- [AIM OF THE EXERCISE]: Count how many lines hold the string "matplotlib". Give that number alone.

Source code of charts
----------

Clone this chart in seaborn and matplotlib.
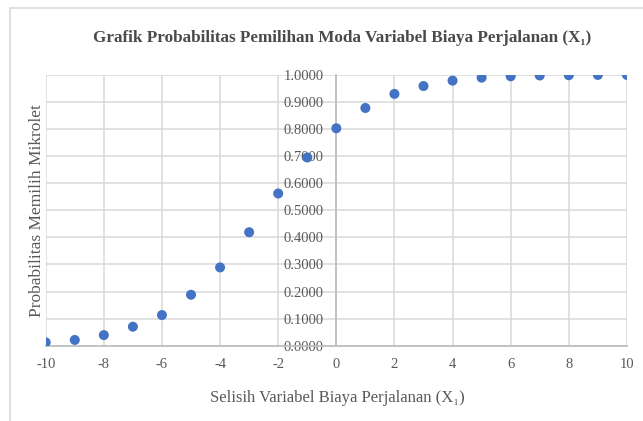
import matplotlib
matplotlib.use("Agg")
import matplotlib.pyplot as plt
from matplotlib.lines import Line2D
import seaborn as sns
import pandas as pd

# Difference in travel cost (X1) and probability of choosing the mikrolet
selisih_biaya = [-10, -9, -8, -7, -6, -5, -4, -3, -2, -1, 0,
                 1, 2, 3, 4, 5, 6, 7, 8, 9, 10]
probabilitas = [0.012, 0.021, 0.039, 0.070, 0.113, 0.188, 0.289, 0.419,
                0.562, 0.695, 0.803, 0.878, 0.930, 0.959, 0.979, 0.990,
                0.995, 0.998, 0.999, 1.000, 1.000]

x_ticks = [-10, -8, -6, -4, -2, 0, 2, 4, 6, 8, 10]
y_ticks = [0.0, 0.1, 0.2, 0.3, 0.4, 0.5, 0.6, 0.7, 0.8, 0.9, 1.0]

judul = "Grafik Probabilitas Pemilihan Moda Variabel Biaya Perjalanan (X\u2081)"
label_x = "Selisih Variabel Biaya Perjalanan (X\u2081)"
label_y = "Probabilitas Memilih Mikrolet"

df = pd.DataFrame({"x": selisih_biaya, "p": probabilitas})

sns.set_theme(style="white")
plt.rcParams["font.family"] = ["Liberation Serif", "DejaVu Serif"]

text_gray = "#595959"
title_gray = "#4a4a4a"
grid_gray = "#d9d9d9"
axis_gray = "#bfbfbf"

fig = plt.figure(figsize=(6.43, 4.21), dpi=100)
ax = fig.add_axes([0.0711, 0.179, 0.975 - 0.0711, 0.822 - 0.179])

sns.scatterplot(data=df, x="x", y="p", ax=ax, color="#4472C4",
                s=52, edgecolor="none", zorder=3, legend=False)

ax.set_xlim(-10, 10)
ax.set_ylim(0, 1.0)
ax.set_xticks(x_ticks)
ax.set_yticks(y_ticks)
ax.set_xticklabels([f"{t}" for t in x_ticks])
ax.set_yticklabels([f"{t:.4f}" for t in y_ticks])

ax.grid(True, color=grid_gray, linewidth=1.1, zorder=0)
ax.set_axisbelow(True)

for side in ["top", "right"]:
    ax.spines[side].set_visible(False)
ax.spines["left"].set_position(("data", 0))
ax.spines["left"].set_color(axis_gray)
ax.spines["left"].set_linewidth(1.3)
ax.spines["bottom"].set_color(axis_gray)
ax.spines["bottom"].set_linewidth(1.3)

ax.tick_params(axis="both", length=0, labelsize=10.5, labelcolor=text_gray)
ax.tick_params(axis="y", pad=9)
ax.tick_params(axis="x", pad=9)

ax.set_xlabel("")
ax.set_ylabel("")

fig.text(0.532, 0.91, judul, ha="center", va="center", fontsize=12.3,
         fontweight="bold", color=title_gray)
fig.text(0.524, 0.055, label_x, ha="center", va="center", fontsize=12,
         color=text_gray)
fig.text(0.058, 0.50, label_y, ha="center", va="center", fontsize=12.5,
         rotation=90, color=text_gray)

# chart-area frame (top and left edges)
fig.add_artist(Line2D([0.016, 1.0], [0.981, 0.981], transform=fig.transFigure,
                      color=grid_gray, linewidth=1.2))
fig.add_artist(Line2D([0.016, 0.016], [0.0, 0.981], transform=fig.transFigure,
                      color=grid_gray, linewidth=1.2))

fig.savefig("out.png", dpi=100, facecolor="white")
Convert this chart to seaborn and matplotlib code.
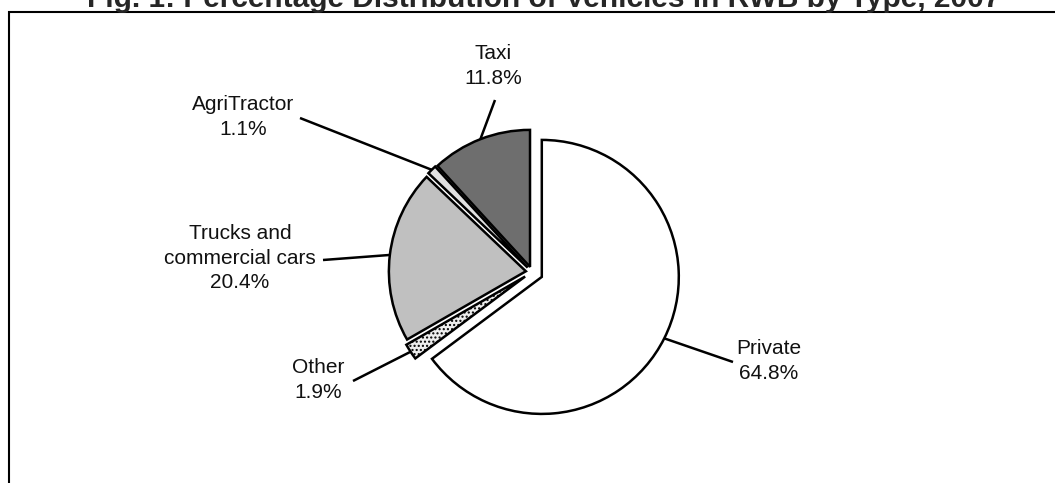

----------

- [COMPLETED EXERCISE]: 6